June 29, 2010 - Three years after the smoking ban controversially came into force in England, a substantial proportion of smokers want to see restrictions extended to children's play areas and smoking in cars. Just under half of smokers support a ban in play areas, while 61% support a ban in cars with children.

Surveys by YouGov, commissioned by the anti-smoking organisation Ash, suggest the ban is increasingly popular with the public as a whole. More than three out of four people want it to be extended into other areas of public life, a statistic that is likely to be seized upon by health campaigners.

Around 80% of people in England now back the ban in workplaces, including pubs and restaurants, compared with just over 70% when it was implemented three years ago this week (a ban was introduced in Scotland in 2006). Among the general population, 73% support a ban in children's play areas while 77% want a ban in cars carrying children, according to exclusive findings of the survey shared with the Observer.

Smoke-free legislation was enforce across the UK by July 2007 (England - July 1, 2007, Scotland - March 26, 2006, Wales - April 2, 2007, Northern Ireland - April 30, 2007).

The findings are based on five separate surveys carried out by YouGov. The first was conducted in April 2007, almost three months before the legislation came into force, and the last was carried out in March 2010. The polling suggests some of the greatest changes have taken place in the attitudes of smokers.

Directly related news brief:
United Kingdom survey results adults back proposals to protect children from tobacco..;
Britain - 86 percent would support ban on smoking in cars when kids are present..

Dame [used formerly as a courtesy title for a woman in authority] Helena Shovelton, chief executive of the British Lung Foundation, said the findings showed the government had to act. "Smoking just one cigarette, even with the car window open, creates a greater concentration of secondhand smoke than a whole evening's smoking in a pub or a bar," Shovelton said. "A ban on smoking in the car with children would prevent some of the 22,000 new cases each year of asthma, caused as a direct result of passive smoking.

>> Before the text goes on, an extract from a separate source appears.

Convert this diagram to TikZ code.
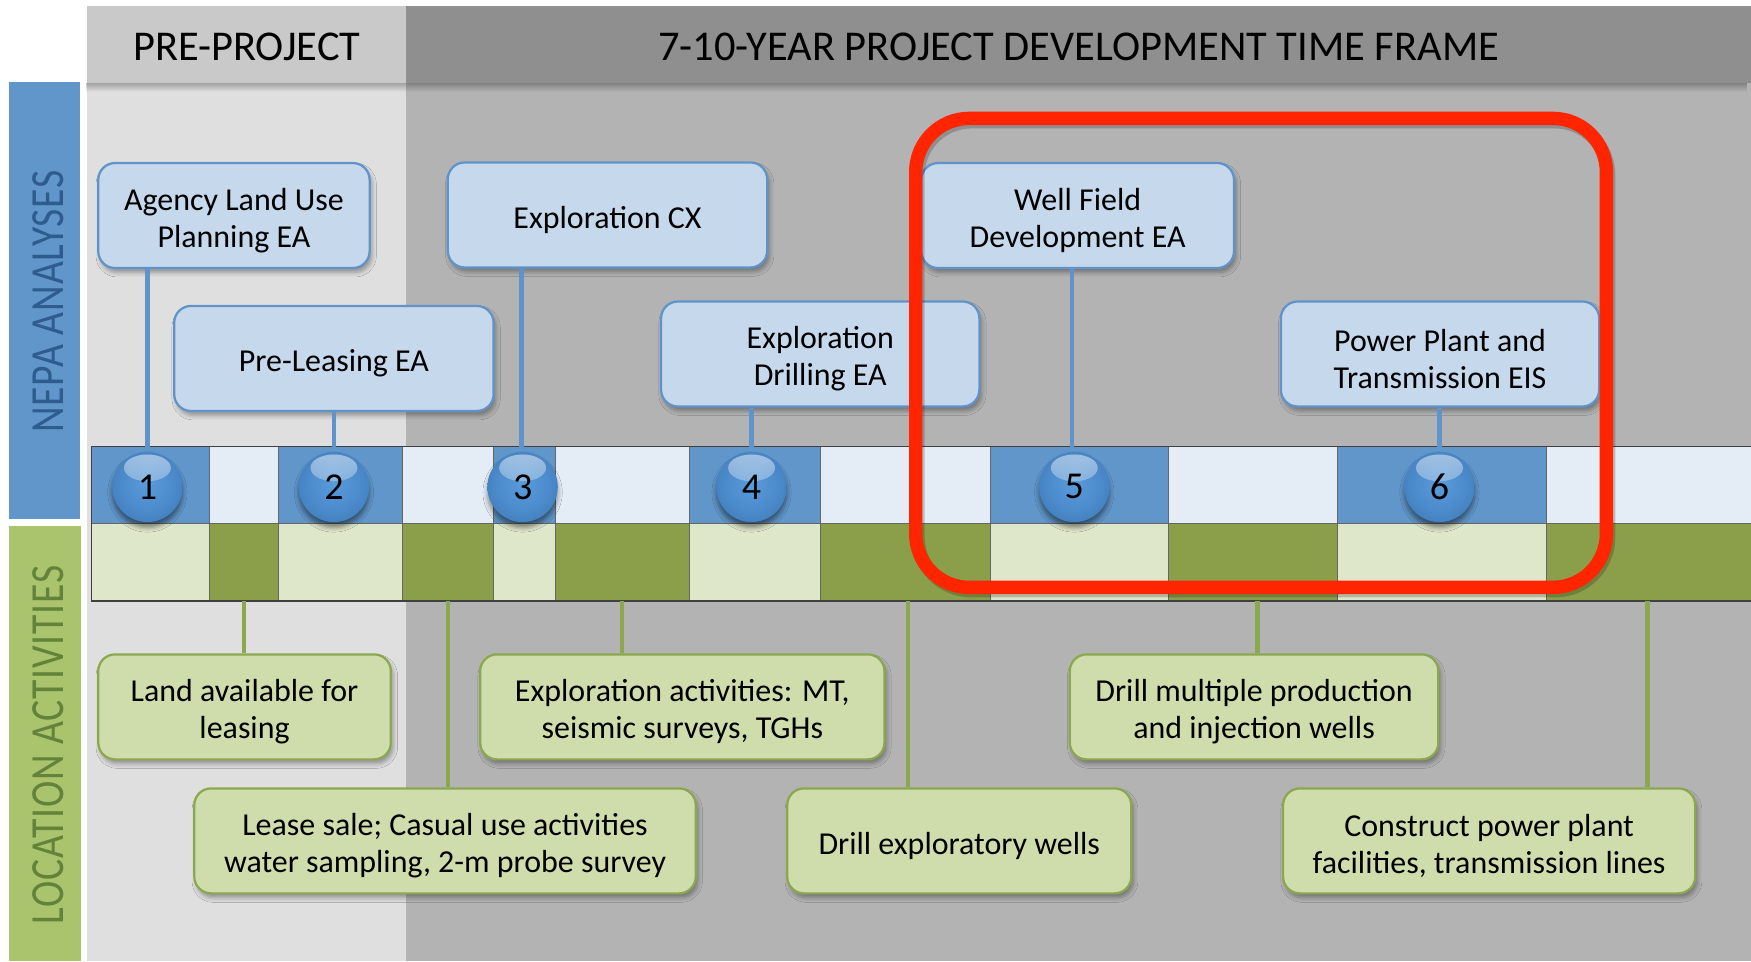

This overwhelming evidence of public support can no longer be ignored, and as the only UK charity supporting everyone affected by lung disease we are calling for this legislation." An early day motion in parliament demanding a ban on smoking in cars where children are present has been signed by 40 MPs.

Reference: Smokers back extension of ban to play areas and cars carrying children Surveys find major shift in attitudes since restrictions on smoking in public places were brought in across Britain three years ago, Jamie Doward, Guardian.co.uk - The Observer, 6/27/2010.